Certes Tchekhov n’est pas soluble dans la furie argentine, et Daniel Veronese propose autre chose, de fort, de poignant souvent de réaliste toujours.
Cette approche originale et dont le projet ne dévie pas de bout en bout, captive, oppresse.
Les scènes violentes entre Irina la mère et Kostia le fils sont proches de Sonate d’Automne d’Ingmar Bergman. Les déclarations sur la vérité du théâtre sont respectées. Le jeu de loto va devenir un jeu de roulette russe.
Le drame de la pièce tient en deux phrases de la pièce :
« Une jeune fille passe toute sa vie sur le rivage d’un lac. Elle aime le lac, comme une mouette, et elle est heureuse et libre, comme une mouette. Mais un homme arrive par hasard et, quand il la voit, par désœuvrement il la tue. »
« Si vous avez jamais besoin de ma vie, venez et prenez-la ».
Et cette course à l’abîme où chacun aime un autre qui en aime un autre se réalise par la possession par les comédiens de la tension voulue par le metteur en scène, de cette urgence vitale eux si peu en prises avec le réel.
Certains partis pris sont déroutants, ainsi Macha jeune fille de 22 ans est jouée par une comédienne bien plus âgée, Piotr, le frère d’Irina est l’enfant toujours endormi, Trigorine l’écrivain, est lâche et cynique et ne semble ne s’intéresser qu’à la pêche et à sa renommée, l’intendant Ilia est une sorte de fou furieux, Nina une gamine un peu écrasée par le rôle et se comportant comme une groupie.
Le pivot de la pièce est centré sur deux grands, très grands, comédiens qui jouent Irina et Kostia. Hallucinés, ils sont incandescents.

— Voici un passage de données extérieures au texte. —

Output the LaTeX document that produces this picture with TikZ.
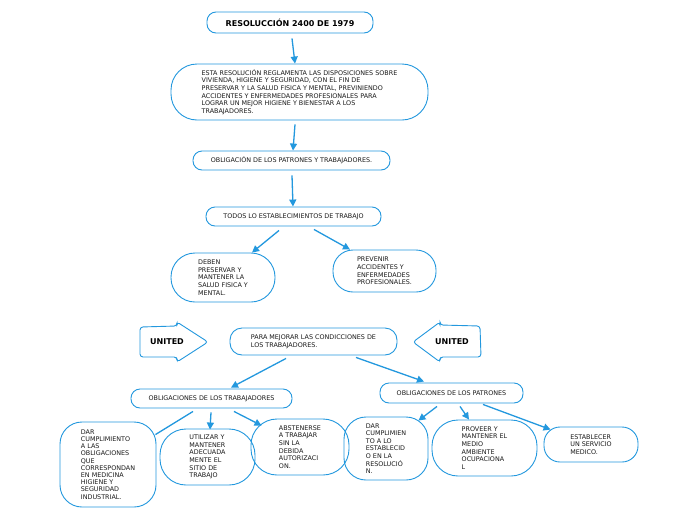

Dans cet univers névrosé et exalté, ils sont des lumières noires et aveuglantes, et tandis que la plupart des autres portent le deuil de leur vie, eux la brûlent jusqu’à la lie. L’une se noie dans les vanités, l’autre se noie dans l’écriture, du manque d’amour.
Ce besoin de consolation et de tendresse il ne le trouve que contre son oncle endormi qu’il étreint. Cet oncle qui murmure « Esther, Esther » comme un rêve enfui.
« Les enfants se sont endormis, au sens où ils sont cessés d’être vivants », suggère Veronese. Et leur sommeil engendre toutes les ombres cachées et mal contenues en nous.
Ils réveillent en nous bien des exorcismes.
Ce théâtre est violent, profond, et interprète vertigineusement Tchekhov.
Daniel Veronese ne monte pas Tchekhov, il fait du théâtre.